Providing PP, FDR, and FOR in conjunction with scores enables clinicians not just to interpret scores in a general sense but also to interpret these scores within the specific context of their patient population. Disease prevalence serves a critical role in how scores should be interpreted [10]. Commercial AI models often come with thresholds pre-set by the vendor based on their own training data and performance metrics. These thresholds determine the cut-off at which the AI classifies cases as positive or negative and are usually based on the model of the development datasets. However, it may not necessarily reflect the local population where the model will be deployed. Reporting FDR and FOR helps clinicians apply generalized AI models, consider their local population and prevalence, and assess if the trade-off between false positives and false negatives is aligned with their practice patterns.

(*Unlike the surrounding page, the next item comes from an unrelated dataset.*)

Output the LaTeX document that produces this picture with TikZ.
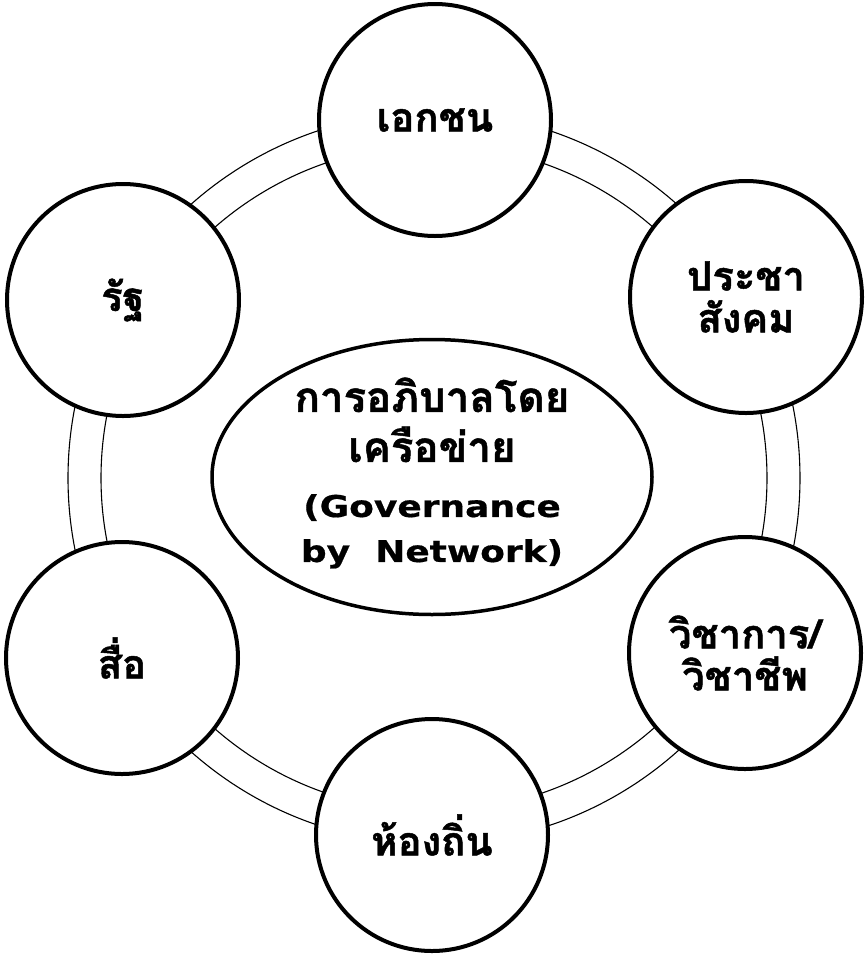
\documentclass[tikz,border=0pt]{standalone}
\usepackage{fontspec}
\newfontfamily\thaifont[Script=Thai,BoldFeatures={FakeBold=1.2}]{Loma}
\newfontfamily\engfont[FakeStretch=1.2,BoldFeatures={FakeBold=0.6}]{DejaVu Sans}
\usetikzlibrary{shapes.geometric}
\newcommand\thb{\thaifont\bfseries\fontsize{42}{45}\selectfont}
\newcommand\enb{\engfont\bfseries\fontsize{30}{45}\selectfont}
\tikzset{
  party/.style={circle, draw=black, line width=4pt, fill=white, minimum size=232pt, inner sep=0pt, align=center,
    font=\thaifont\bfseries\fontsize{40}{40}\selectfont},
  hub/.style={ellipse, draw=black, line width=3.5pt, fill=white, minimum width=440pt, minimum height=275pt, inner sep=0pt},
  hubtext/.style={align=center, inner sep=0pt, font=\thb},
  ringline/.style={draw=black, line width=1.1pt}
}
\begin{document}
\begin{tikzpicture}[x=1pt,y=-1pt]
\useasboundingbox (0,0) rectangle (866,954);
\fill[white] (0,0) rectangle (866,954);
\coordinate (c) at (434,478);
\draw[ringline] (c) circle[radius=366];
\draw[ringline] (c) circle[radius=333];
\node[hub] (hub) at (432,477) {};
\node[hubtext] (hubtxt) at ([yshift=4pt]hub.center) {การอภิบาลโดย\\[5pt] เครือข่าย\\[10pt] \enb (Governance\\ \enb by~~Network)};
\node[party] (pvt) at (435,120) {เอกชน};
\node[party] (civ) at (746,297) {ประชา\\[2pt]สังคม};
\node[party] (aca) at ([yshift=4pt]745,657) {วิชาการ/\\[2pt]วิชาชีพ};
\node[party] (loc) at (432,835) {ห้องถิ่น};
\node[party] (med) at (122,658) {สื่อ};
\node[party] (gov) at (123,300) {รัฐ};
\end{tikzpicture}
\end{document}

As AI tools become integrated into clinical practice, providing error rates can also assist with patient education and the shared decision-making process between clinicians and patients. For instance, if an AI system predicts a high risk of cancer but the FDR at that threshold is 95%, this means that while the AI identifies cases as positive, the vast majority (95%) of those cases are actually negative. Educating patients about this error rate can help manage anxiety and set appropriate expectations [11].
Data Availability
Data generated or analyzed during the study are available upon reasonable request to the corresponding author.